Após cerca de cinco meses de internamento, nesse hospital e
em Ponta Delgada, ironicamente com a minha vida a ser salva pelo cirurgião que
me operaria aqui, e de um ano letivo sem trabalhar (estava previsto que
começasse a 20 de setembro, comecei a 28 de junho), fui retomando (???) a minha
vida.
Vivo com sequelas, algumas para a vida. Todos os problemas
de saúde que eu tinha por ser obesa desapareceram ou são quase inexistentes.
Fiquei com outros. Talvez menos sérios ou potencialmente perigosos (os riscos
da obesidade são muito silenciosos e insidiosos) mas mais incomodativos.
Vou seguindo em frente, pegando nos pedaços que estavam
perto e avançando, desviando e recuando. De vez em quando cai um pedaço ou
encontro outro que estava perdido no caminho e no qual tropeço. Encorajada a
escrever sobre o assunto, não consigo. É reviver e tornar real o que quero
esquecer. Mas sei que só enfrentando esses demónios os posso integrar na minha
vida. Esta é
a principal razão porque o começo a fazer. Quando comecei a escrever sobre a
situação de saúde do meu marido, a nossa saga, sabia que terminaria quando estivesse
resolvida. Agora não imagino o que me levará a parar de escrever aqui…
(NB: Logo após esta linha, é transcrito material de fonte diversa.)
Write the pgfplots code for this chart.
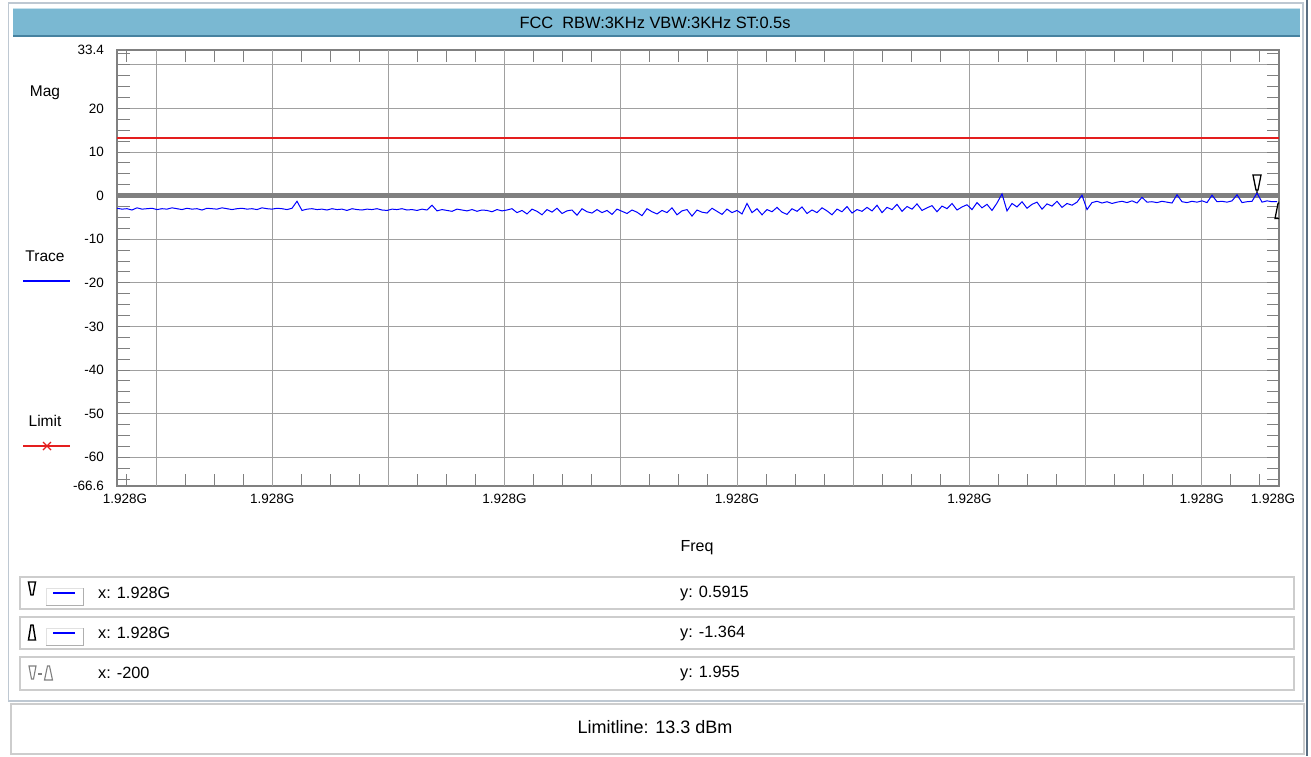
\documentclass[border=0pt]{standalone}
\usepackage{fontspec}
\setmainfont{Liberation Sans}
\usepackage{pgfplots}
\usepackage{pgfplotstable}
\pgfplotsset{compat=1.18}

\definecolor{barblue}{RGB}{122,184,210}
\definecolor{bardark}{RGB}{70,130,160}
\definecolor{barlight}{RGB}{200,225,235}
\definecolor{winedge}{RGB}{90,110,130}
\definecolor{framegray}{RGB}{128,128,128}
\definecolor{gridgray}{RGB}{160,160,160}
\definecolor{panelgray}{RGB}{205,205,205}
\definecolor{boxlight}{RGB}{225,225,225}
\definecolor{boxdark}{RGB}{175,175,175}
\definecolor{edgegray}{RGB}{190,200,210}
\definecolor{tracebl}{RGB}{0,0,255}
\definecolor{limred}{RGB}{228,30,30}

\newcommand\fs[1]{\fontsize{#1}{#1}\selectfont}

% marker symbols: tip sits on the trace point
\pgfdeclareplotmark{mdown}{%
  \pgfpathmoveto{\pgfqpoint{0pt}{0pt}}\pgfpathlineto{\pgfqpoint{0pt}{3pt}}%
  \pgfpathmoveto{\pgfqpoint{-1pt}{3pt}}\pgfpathlineto{\pgfqpoint{-4pt}{18pt}}%
  \pgfpathlineto{\pgfqpoint{4pt}{18pt}}\pgfpathlineto{\pgfqpoint{1pt}{3pt}}%
  \pgfpathclose\pgfusepathqstroke}
\pgfdeclareplotmark{mup}{%
  \pgfpathmoveto{\pgfqpoint{0pt}{0pt}}\pgfpathlineto{\pgfqpoint{0pt}{-2pt}}%
  \pgfpathmoveto{\pgfqpoint{-1pt}{-2pt}}\pgfpathlineto{\pgfqpoint{-4pt}{-17pt}}%
  \pgfpathlineto{\pgfqpoint{4pt}{-17pt}}\pgfpathlineto{\pgfqpoint{1pt}{-2pt}}%
  \pgfpathclose\pgfusepathqstroke}

% trace, one value every 5 units of x (0 .. 1160)
\pgfplotstableread[row sep=\\]{
y\\
-2.9\\ -3.1\\ -3.0\\ -3.3\\ -2.8\\ -3.1\\ -3.0\\ -2.9\\ -3.2\\ -3.0\\
-3.1\\ -2.8\\ -3.0\\ -3.2\\ -2.9\\ -3.1\\ -3.0\\ -3.3\\ -2.9\\ -3.0\\
-3.1\\ -2.8\\ -3.0\\ -3.2\\ -3.0\\ -2.9\\ -3.1\\ -3.0\\ -3.2\\ -2.8\\
-3.0\\ -3.1\\ -2.9\\ -3.0\\ -3.2\\ -2.9\\ -1.3\\
-3.4\\ -3.1\\ -3.0\\ -3.2\\ -3.1\\ -3.3\\ -3.0\\ -3.2\\ -3.1\\ -3.4\\
-3.0\\ -3.2\\ -3.3\\ -3.1\\ -3.2\\ -3.0\\ -3.3\\ -3.4\\ -3.1\\ -3.2\\
-3.0\\ -3.3\\ -3.2\\ -3.4\\ -3.1\\ -3.3\\ -2.2\\
-3.5\\ -3.2\\ -3.4\\ -3.6\\ -3.1\\ -3.3\\ -3.5\\ -3.2\\ -3.6\\ -3.3\\ -3.4\\ -3.7\\ -3.2\\ -3.5\\ -3.3\\
-3.0\\ -3.9\\ -3.4\\ -4.2\\ -3.1\\ -3.6\\ -4.4\\ -3.2\\ -3.8\\ -2.9\\ -4.1\\ -3.5\\
-3.3\\ -4.5\\ -3.0\\ -3.7\\ -4.0\\ -3.2\\ -3.9\\ -3.4\\ -4.3\\ -3.1\\ -3.6\\
-4.1\\ -3.3\\ -3.8\\ -4.6\\ -3.0\\ -3.7\\ -4.2\\ -3.4\\ -3.9\\ -2.8\\ -4.4\\ -3.5\\
-3.2\\ -4.7\\ -3.3\\ -3.8\\ -4.0\\ -2.9\\ -3.6\\ -4.3\\ -3.1\\ -3.9\\ -3.4\\
-4.2\\ -1.8\\ -3.9\\ -3.0\\ -4.4\\ -3.2\\ -3.7\\ -2.7\\
-3.8\\ -4.3\\ -3.0\\ -3.6\\ -2.6\\ -4.1\\ -3.3\\ -3.9\\ -2.8\\ -3.5\\ -4.4\\ -3.1\\ -3.7\\ -2.5\\ -4.0\\ -3.2\\ -3.6\\ -2.7\\
-3.5\\ -2.2\\ -3.9\\ -2.7\\ -3.2\\ -2.0\\ -3.6\\ -2.5\\ -3.1\\ -1.9\\
-3.4\\ -2.8\\ -2.3\\ -3.7\\ -2.4\\ -3.0\\ -1.8\\ -3.3\\ -2.6\\ -2.1\\
-3.2\\ -1.6\\ -2.8\\ -2.0\\ -3.4\\ -1.7\\ 0.4\\ -3.5\\
-1.8\\ -2.6\\ -1.4\\ -2.9\\ -2.0\\ -1.5\\ -3.1\\ -1.9\\ -2.4\\ -1.3\\ -2.7\\ -1.8\\ -2.2\\ -1.5\\
0.1\\ -3.2\\
-1.6\\ -1.3\\ -1.7\\ -1.4\\ -1.8\\ -1.5\\ -1.3\\ -1.6\\ -1.2\\ -1.7\\
-0.4\\ -1.5\\ -1.4\\ -1.6\\ -1.3\\ -1.5\\ -1.7\\ 0.2\\ -1.4\\ -1.6\\
-1.3\\ -1.5\\ -1.2\\ -1.6\\ 0.1\\ -1.4\\ -1.3\\ -1.5\\ -1.2\\ 0.2\\
-1.6\\ -1.4\\ -1.3\\ 0.5915\\ -1.5\\ -1.2\\ -1.4\\ -1.364\\
}\trace

\begin{document}
\begin{tikzpicture}[x=1pt,y=1pt]
\path[use as bounding box] (0,0) rectangle (1311,756);
\fill[white] (0,0) rectangle (1311,756);

% window frame and title bar
\draw[edgegray, line width=1.5pt] (8.5,753) -- (1303,753) -- (1303,55) -- (8.5,55) -- cycle;
\draw[winedge, line width=2.5pt] (1307,756) -- (1307,0);
\fill[barblue] (13,747) rectangle (1300,720);
\draw[bardark, line width=2pt] (13,720) -- (1300,720);
\draw[barlight, line width=1pt] (13,747) -- (1300,747);
\node[font=\fs{16.4}] at (655,733) {FCC\ \ RBW:3KHz VBW:3KHz ST:0.5s};

% left legend
\node[font=\fs{15.5}] at (45,663) {Mag};
\node[font=\fs{15.5}] at (45,500) {Trace};
\draw[tracebl, line width=1.2pt] (23,475) -- (70,475);
\node[font=\fs{15.5}] at (45,335) {Limit};
\draw[limred, line width=1.2pt] (23,310) -- (70,310);
\draw[limred, line width=1.1pt] (43,314) -- (51,306) (43,306) -- (51,314);

\node[font=\fs{16}] at (697,208) {Freq};

\begin{axis}[
  at={(117pt,270pt)}, anchor=south west,
  scale only axis, width=1162pt, height=436pt,
  xmin=0, xmax=1162, ymin=-66.6, ymax=33.4,
  axis background/.style={fill=white},
  axis line style={framegray, line width=1.5pt},
  tick align=inside,
  major tick length=0pt, minor tick length=12.5pt,
  tick style={framegray, line width=1pt},
  xtick={8,155.2,387.6,620,852.4,1084.8,1156},
  xticklabels={1.928G,1.928G,1.928G,1.928G,1.928G,1.928G,1.928G},
  minor xtick={9.95,39,...,1143},
  extra x ticks={39,155.2,271.4,387.6,503.8,620,736.2,852.4,968.6,1084.8},
  extra x tick labels={},
  extra x tick style={grid=major},
  ytick={-60,-50,...,30},
  yticklabels={-60,-50,-40,-30,-20,-10,0,10,20,{}},
  minor ytick={-65,-62.5,...,32.5},
  extra y ticks={-66.6,33.4},
  extra y tick labels={-66.6,33.4},
  extra y tick style={grid=none},
  ymajorgrids=true,
  grid style={gridgray, line width=1pt},
  ticklabel style={font=\fs{13.5}},
  xticklabel style={yshift=-5pt},
  yticklabel style={xshift=-9.5pt},
  clip marker paths=true,
]
\addplot[draw=framegray, line width=5pt] coordinates {(0,0) (1162,0)};
\addplot[draw=limred, line width=2pt] coordinates {(0,13.3) (1162,13.3)};
\addplot[draw=tracebl, line width=1pt] table[x expr=5*\coordindex, y=y] {\trace};
\addplot[draw=black, line width=1.3pt, only marks, mark=mdown] coordinates {(1140,0.5915)};
\addplot[draw=black, line width=1.3pt, only marks, mark=mup] coordinates {(1162,-1.364)};
\end{axis}

% marker readout rows
\foreach \yb/\yt in {147/179, 107/139, 66/99}
  \draw[panelgray, line width=1.5pt, fill=white] (20,\yb) rectangle (1294,\yt);
\foreach \yb in {151,111}{
  \draw[boxlight, line width=1pt] (46,\yb) -- (46,\yb+17) -- (83,\yb+17);
  \draw[boxdark, line width=1pt] (46,\yb) -- (83,\yb) -- (83,\yb+17);
  \draw[tracebl, line width=1.3pt] (53,\yb+12) -- (75,\yb+12);
}
% marker symbols
\draw[black, line width=1.4pt] (28.5,174) -- (35.5,174) -- (33,161) -- (31,161) -- cycle;
\draw[black, line width=1.4pt] (31,131) -- (33,131) -- (35.5,116) -- (28.5,116) -- cycle;
\draw[gray, line width=1.1pt] (29,90) -- (36,90) -- (33.5,77) -- (31.5,77) -- cycle;
\draw[gray, line width=1.1pt] (38,82) -- (42,82);
\draw[gray, line width=1.1pt] (47.5,90) -- (49.5,90) -- (52.5,76) -- (44.5,76) -- cycle;

\node[font=\fs{16.3}, anchor=west, inner sep=0pt] at (98,163) {x: 1.928G};
\node[font=\fs{16.3}, anchor=west, inner sep=0pt] at (680,163) {y: 0.5915};
\node[font=\fs{16.3}, anchor=west, inner sep=0pt] at (98,123) {x: 1.928G};
\node[font=\fs{16.3}, anchor=west, inner sep=0pt] at (680,123) {y: -1.364};
\node[font=\fs{16.3}, anchor=west, inner sep=0pt] at (98,83) {x: -200};
\node[font=\fs{16.3}, anchor=west, inner sep=0pt] at (680,83) {y: 1.955};

% limit line panel
\draw[panelgray, line width=1.5pt, fill=white] (11,2) rectangle (1304,52);
\node[font=\fs{18}] at (655,29) {Limitline: 13.3 dBm};
\end{tikzpicture}
\end{document}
Porém, não quero que seja um muro de lamentações (tenho
espaços na minha casa mais adequados para isso). Vou escrever o que surgir em
cada dia. Para me obrigar a parar, pensar e, principalmente, sentir. Principalmente
parar e sentir porque pensar já penso muito, talvez demais.
Vou-me (re)visitar,
não me vou desnudar. Desengane-se quem pensar isso. Sou um brutal iceberg e nem
99% do que é a minha vida surgirá aqui. Imagine-se o resto.